OGILVIE, Bertrand. Le travail à mort - au temps du capitalisme absolu. Éditions L’arachnéen, 216 p., 2017.

 

 

« Ce livre témoigne d’une réflexion menée pendant une dizaine d’années sur le travail. Il porte la trace d’un déplacement d’accent qui ne devait pas être effacé : l’hésitation qu’il recèle est en elle-même un enjeu. En effet, passer d’une reconnaissance de la dimension émancipatrice du travail comme lieu de désobéissance possible à l’accentuation de son lien à la mort, au négatif, présent dès le départ mais qui l’emporte de plus en plus dans le contexte néolibéral, ce n’est pas changer d’avis sur la signification de la dimension laborieuse de l’existence sociale, mais accepter qu’elle soit le lieu d’une contradiction pour l’instant insoluble. Au lieu d’opposer les deux libérations du travail, celle où le travail se libère et celle où l’on s’en libère, il faut sans doute essayer de penser comment on ne peut se libérer du travail qu’en le libérant. La question cruciale est de savoir laquelle des deux libérations domine l’autre, ou laquelle s’effectue sous domination de l’autre. Disons que l’orientation de ces réflexions penche plutôt vers l’idée que, dans le contexte d’une lutte politique, la libération du travail, sa réorganisation, ne devrait se faire que dans la perspective de son abolition, mais que cette abolition ne peut s’amorcer que sur la base de sa réorganisation (ou de sa désorganisation...). Par ailleurs, les destructions à l’œuvre dans le monde du travail ne peuvent aucunement être confondues avec l’abolition du travail, elles en constituent plutôt une métamorphose qui déploie au maximum sa négativité, et qui renforce le travail tout en le dépassant. Souligner cette perspective, c’est faire apparaître du même coup d’autres orientations, dans lesquelles son dépassement pourrait œuvrer au contraire à son abolition. » (Bertrand Ogilvie)

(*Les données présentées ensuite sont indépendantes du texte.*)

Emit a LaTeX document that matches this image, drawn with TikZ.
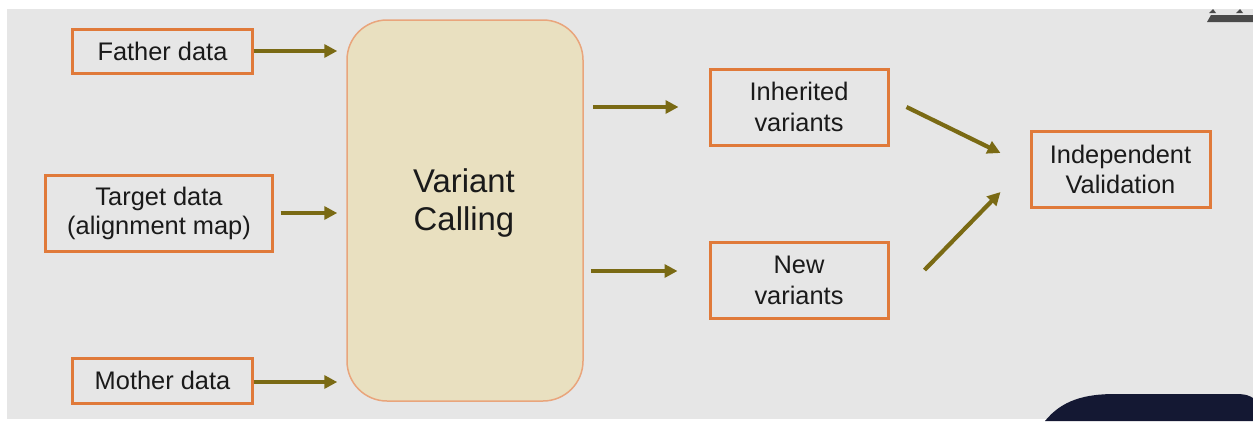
\documentclass[tikz,border=0pt]{standalone}
\usepackage{fontspec}
\setmainfont{Liberation Sans}
\usetikzlibrary{arrows.meta}
\definecolor{bggrey}{HTML}{E6E6E6}
\definecolor{boxline}{HTML}{E07A3A}
\definecolor{callfill}{HTML}{E9E0C0}
\definecolor{callline}{HTML}{E9A57C}
\definecolor{arrowol}{HTML}{7A6A14}
\definecolor{textdark}{HTML}{1A1A1A}
\definecolor{navy}{HTML}{141833}
\definecolor{logogrey}{HTML}{4A4A4A}
\tikzset{
  databox/.style={draw=boxline, line width=3bp, fill=bggrey, inner sep=0pt,
    align=center, text=textdark, font=\fontsize{25.5}{31}\selectfont},
  callbox/.style={draw=callline, line width=1.5bp, fill=callfill,
    rounded corners=40bp, inner sep=0pt},
  flow/.style={draw=arrowol, line width=4.2bp,
    -{Triangle[length=13bp,width=13bp]}},
}
\begin{document}
\begin{tikzpicture}[x=1bp,y=-1bp]
  \useasboundingbox (0,0) rectangle (1253,421);
  % page and slide background
  \fill[white] (0,0) rectangle (1253,421);
  \fill[bggrey] (7,9) rectangle (1253,419);

  % corner logo
  \fill[logogrey] (1207,22) -- (1211,15) -- (1253,15) -- (1253,22) -- cycle;
  \fill[logogrey] (1209,13) -- (1213,9) -- (1216,13) -- cycle;
  \fill[logogrey] (1236,13) -- (1240,9) -- (1243,13) -- cycle;

  % dark shape at the lower right
  \fill[navy] (1045,421) .. controls (1062,400) and (1085,394) .. (1115,394)
    -- (1236,394) .. controls (1246,394) and (1250,396) .. (1253,398)
    -- (1253,421) -- cycle;

  % central step
  \node[callbox, minimum width=236bp, minimum height=381bp] (vc) at (465,210.5) {};
  \node[text=textdark, align=center, inner sep=0pt,
        font=\fontsize{33}{39}\selectfont] (vctext) at (464,203) {Variant\\Calling};

  % inputs
  \node[databox, minimum width=179bp, minimum height=44bp] (father) at (162.5,51) {Father data};
  \node[databox, minimum width=226bp, minimum height=76bp,
        font=\fontsize{25.5}{29}\selectfont] (target) at (159,213) {Target data\\(alignment map)};
  \node[databox, minimum width=179bp, minimum height=45bp] (mother) at (162.5,380.5) {Mother data};

  % outputs
  \node[databox, minimum width=178bp, minimum height=76bp] (inh) at (799,107) {Inherited\\variants};
  \node[databox, minimum width=178bp, minimum height=76bp] (new) at (799,280) {New\\variants};
  \node[databox, minimum width=179bp, minimum height=76bp,
        font=\fontsize{25.5}{30}\selectfont] (ind) at (1120.5,169) {Independent\\Validation};

  % connectors
  \draw[flow, shorten >=9bp] (father.east) -- (vc.west |- father.east);
  \draw[flow, shorten <=7bp, shorten >=9bp] (target.east) -- (vc.west |- target.east);
  \draw[flow, shorten >=9bp] ([shift={(0,1.5)}]mother.east) -- ([shift={(0,1.5)}]vc.west |- mother.east);
  \draw[flow, shorten <=9bp, shorten >=30bp] (vc.east |- inh.west) -- (inh.west);
  \draw[flow, shorten <=7bp, shorten >=31bp] ([shift={(0,-9)}]vc.east |- new.west) -- ([shift={(0,-9)}]new.west);
  \draw[flow] ([shift={(17,0)}]inh.east) -- ([shift={(-29,-16)}]ind.west);
  \draw[flow] ([shift={(35,-10)}]new.east) -- ([shift={(-29,23)}]ind.west);
\end{tikzpicture}
\end{document}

Le Travail à mort est scandé par des photographies (les auteurs : Ahlam Shibli, Lewis Hine, Florian Fouché, Jeff Wall, Antonios Loupassis & Marc Pataut) qui, dans des contextes différents et selon différentes approches, traitent également du travail. Elles n’illustrent pas plus les textes que ceux-ci ne commentent les images. La cohabitation des deux registres est de l’ordre de la consonance.